Istilah filsafat ini kemudian digunakan oleh al-Kindi dengan konotasi: pengetahuan tentang hakikat sesuatu sesuai dengan kemampuan manusia. Al-Farabi menyebutnya sebagai pengetahuan tentang eksistensi itu sendiri. Al-Khawarizmi menyebutnya pengetahuan tentang hakikat benda dan perbuatan yang berkaitan dengan mana yang lebih baik sehingga dapat diklasifikasikan: yang teoretis (nazhari) dan yang praktis (‘amali).


Dari uraian tersebut dapat disimpulkan, bahwa filsafat itu bukan merupakan pengetahuan, tetapi juga merupakan cara pandang tentang berbagai hal, baik yang bersifat teoretis maupun praktis. Secara teoretis, filsafat menawarkan tentang apa itu kebenaran (al-haq)? Secara praktis, filsafat menawarkan tentang apa itu kebaikan (al-khayr)? Dari dua spektrum inilah kemudian filsafat merambah ke berbagai wilayah kehidupan manusia, sekaligus memberikan tawaran-tawaran solutifnya. Karena itu, dalam konteks inilah, Ibn Qayyim al-Jauziyah (w. 751 H/1350 M) berkesimpulan, bahwa filsafat adalah paham (isme) di luar agama para nabi. Disamping itu, filsafat memang ajaran yang murni dihasilkan oleh akal manusia.

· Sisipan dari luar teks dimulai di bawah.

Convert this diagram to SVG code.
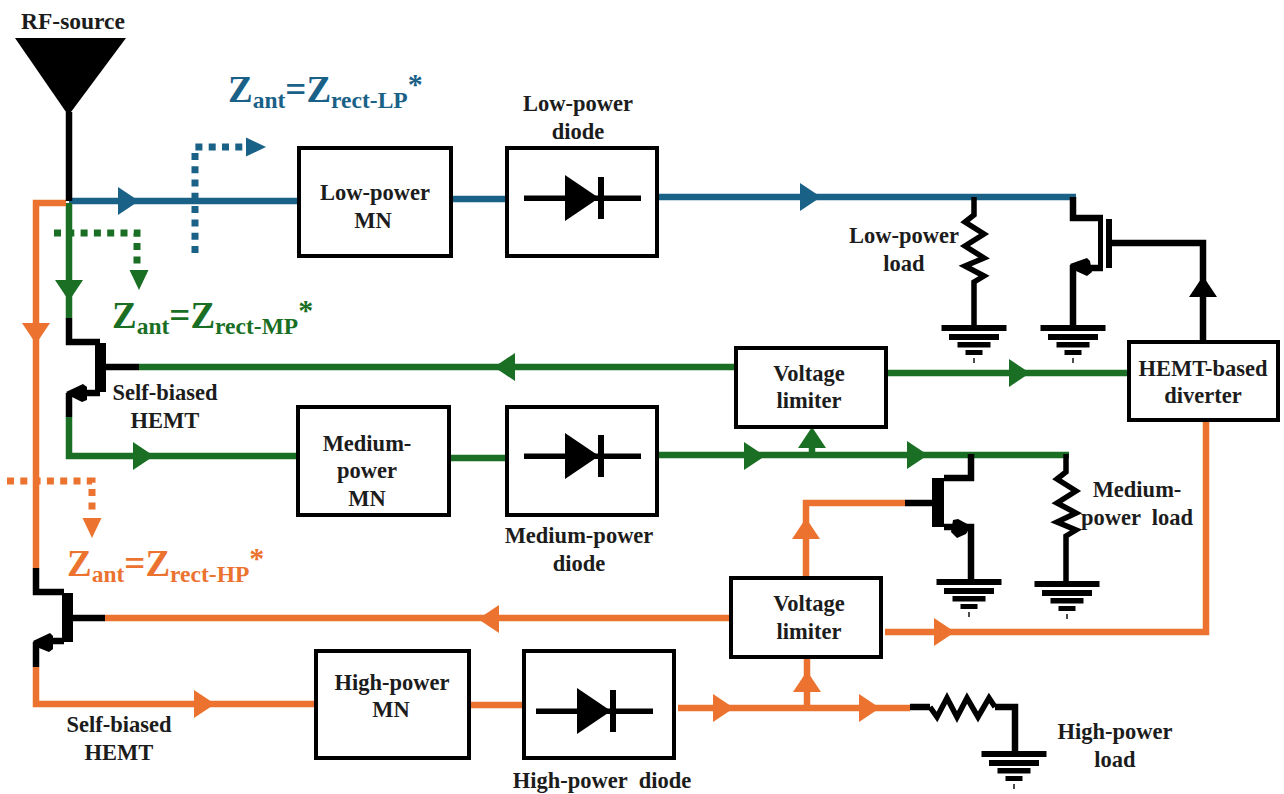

Jika demikian faktanya, maka jelas filsafat itu—baik sebagai ajaran maupun pengetahuan—tidak ada dalam Islam. Sebab, Islam telah mengajarkan tentang al-haq (kebenaran) dan al-khayr (kebaikan), termasuk cara pandang yang khas tentang keduanya. Bukan hanya itu, Islam juga telah menjelaskan hakikat dan batasan akal, metode berpikir dan pemikiran yang dihasilkannya. Tentang yang terakhir ini, barangkali dapat merujuk buku at-Tafkîr karya Syaikh Taqiyuddin an-Nabhani.


Dampak Filsafat Terhadap Kemunduran Umat Islam


Harus ditegaskan kembali, bahwa pemikiran filosof pada zaman Kekhilafahan Islam memang bukan merupakan arus utama. Namun, pola berpikir mereka, khususnya penggunaan logika (mantik), telah merambah hampir ke seluruh bidang; mulai dari bidang akidah, usul fikih hingga tasawuf—meski fikih tetap harus dikecualikan dari penggunaan logika tersebut.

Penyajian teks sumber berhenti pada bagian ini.